Work to complete: The records below must be transcribed exactly. Do not include the pictures.

— Begin —

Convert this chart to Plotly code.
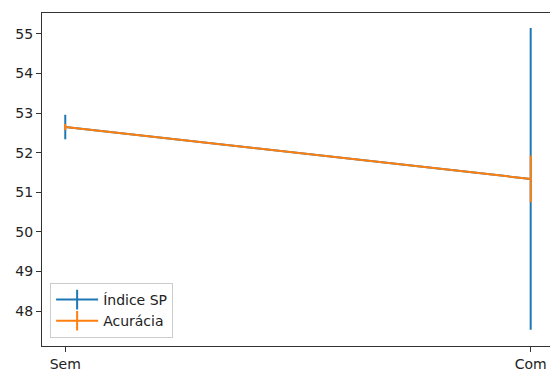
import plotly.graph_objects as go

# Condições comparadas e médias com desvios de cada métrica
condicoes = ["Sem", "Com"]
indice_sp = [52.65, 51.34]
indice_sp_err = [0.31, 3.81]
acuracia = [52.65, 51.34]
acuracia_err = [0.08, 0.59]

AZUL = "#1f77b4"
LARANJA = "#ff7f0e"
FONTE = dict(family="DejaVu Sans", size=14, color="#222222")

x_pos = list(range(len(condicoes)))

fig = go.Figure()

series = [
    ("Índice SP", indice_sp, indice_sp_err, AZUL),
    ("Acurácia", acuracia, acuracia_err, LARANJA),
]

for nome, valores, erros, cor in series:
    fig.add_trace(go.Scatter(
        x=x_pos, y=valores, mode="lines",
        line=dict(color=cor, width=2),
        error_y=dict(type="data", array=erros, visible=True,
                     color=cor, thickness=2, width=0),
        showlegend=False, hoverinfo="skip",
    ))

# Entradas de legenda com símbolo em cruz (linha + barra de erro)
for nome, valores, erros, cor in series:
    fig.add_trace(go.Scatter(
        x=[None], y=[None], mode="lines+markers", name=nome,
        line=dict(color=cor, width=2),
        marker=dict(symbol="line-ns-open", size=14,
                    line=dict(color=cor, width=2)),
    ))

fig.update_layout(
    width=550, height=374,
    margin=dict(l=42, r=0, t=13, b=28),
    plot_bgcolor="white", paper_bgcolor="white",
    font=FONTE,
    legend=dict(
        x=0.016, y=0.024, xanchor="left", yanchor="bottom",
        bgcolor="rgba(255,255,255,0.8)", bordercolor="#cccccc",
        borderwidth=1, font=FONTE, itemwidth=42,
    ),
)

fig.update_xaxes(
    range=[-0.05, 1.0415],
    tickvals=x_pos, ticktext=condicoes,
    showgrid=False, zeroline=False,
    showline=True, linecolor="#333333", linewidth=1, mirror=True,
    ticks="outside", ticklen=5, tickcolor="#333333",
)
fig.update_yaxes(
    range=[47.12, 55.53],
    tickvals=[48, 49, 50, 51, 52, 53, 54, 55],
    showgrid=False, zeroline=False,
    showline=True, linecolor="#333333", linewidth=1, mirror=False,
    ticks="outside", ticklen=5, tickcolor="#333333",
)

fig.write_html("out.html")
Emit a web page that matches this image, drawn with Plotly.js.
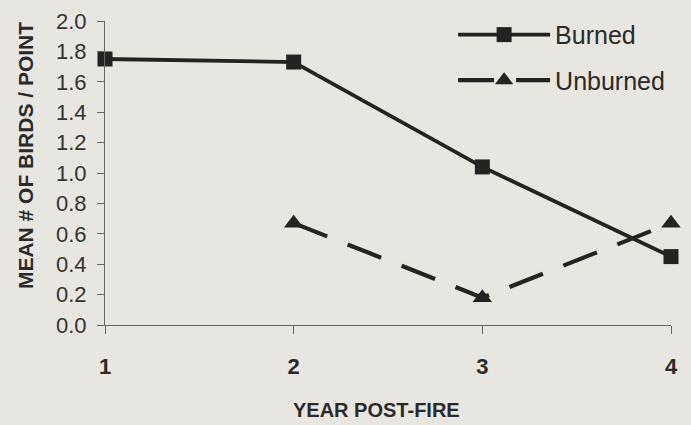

— End —

Answer for the task:
Convert this chart to Plotly code.
import plotly.graph_objects as go

# Condições comparadas e médias com desvios de cada métrica
condicoes = ["Sem", "Com"]
indice_sp = [52.65, 51.34]
indice_sp_err = [0.31, 3.81]
acuracia = [52.65, 51.34]
acuracia_err = [0.08, 0.59]

AZUL = "#1f77b4"
LARANJA = "#ff7f0e"
FONTE = dict(family="DejaVu Sans", size=14, color="#222222")

x_pos = list(range(len(condicoes)))

fig = go.Figure()

series = [
    ("Índice SP", indice_sp, indice_sp_err, AZUL),
    ("Acurácia", acuracia, acuracia_err, LARANJA),
]

for nome, valores, erros, cor in series:
    fig.add_trace(go.Scatter(
        x=x_pos, y=valores, mode="lines",
        line=dict(color=cor, width=2),
        error_y=dict(type="data", array=erros, visible=True,
                     color=cor, thickness=2, width=0),
        showlegend=False, hoverinfo="skip",
    ))

# Entradas de legenda com símbolo em cruz (linha + barra de erro)
for nome, valores, erros, cor in series:
    fig.add_trace(go.Scatter(
        x=[None], y=[None], mode="lines+markers", name=nome,
        line=dict(color=cor, width=2),
        marker=dict(symbol="line-ns-open", size=14,
                    line=dict(color=cor, width=2)),
    ))

fig.update_layout(
    width=550, height=374,
    margin=dict(l=42, r=0, t=13, b=28),
    plot_bgcolor="white", paper_bgcolor="white",
    font=FONTE,
    legend=dict(
        x=0.016, y=0.024, xanchor="left", yanchor="bottom",
        bgcolor="rgba(255,255,255,0.8)", bordercolor="#cccccc",
        borderwidth=1, font=FONTE, itemwidth=42,
    ),
)

fig.update_xaxes(
    range=[-0.05, 1.0415],
    tickvals=x_pos, ticktext=condicoes,
    showgrid=False, zeroline=False,
    showline=True, linecolor="#333333", linewidth=1, mirror=True,
    ticks="outside", ticklen=5, tickcolor="#333333",
)
fig.update_yaxes(
    range=[47.12, 55.53],
    tickvals=[48, 49, 50, 51, 52, 53, 54, 55],
    showgrid=False, zeroline=False,
    showline=True, linecolor="#333333", linewidth=1, mirror=False,
    ticks="outside", ticklen=5, tickcolor="#333333",
)

fig.write_html("out.html")
Emit a web page that matches this image, drawn with Plotly.js.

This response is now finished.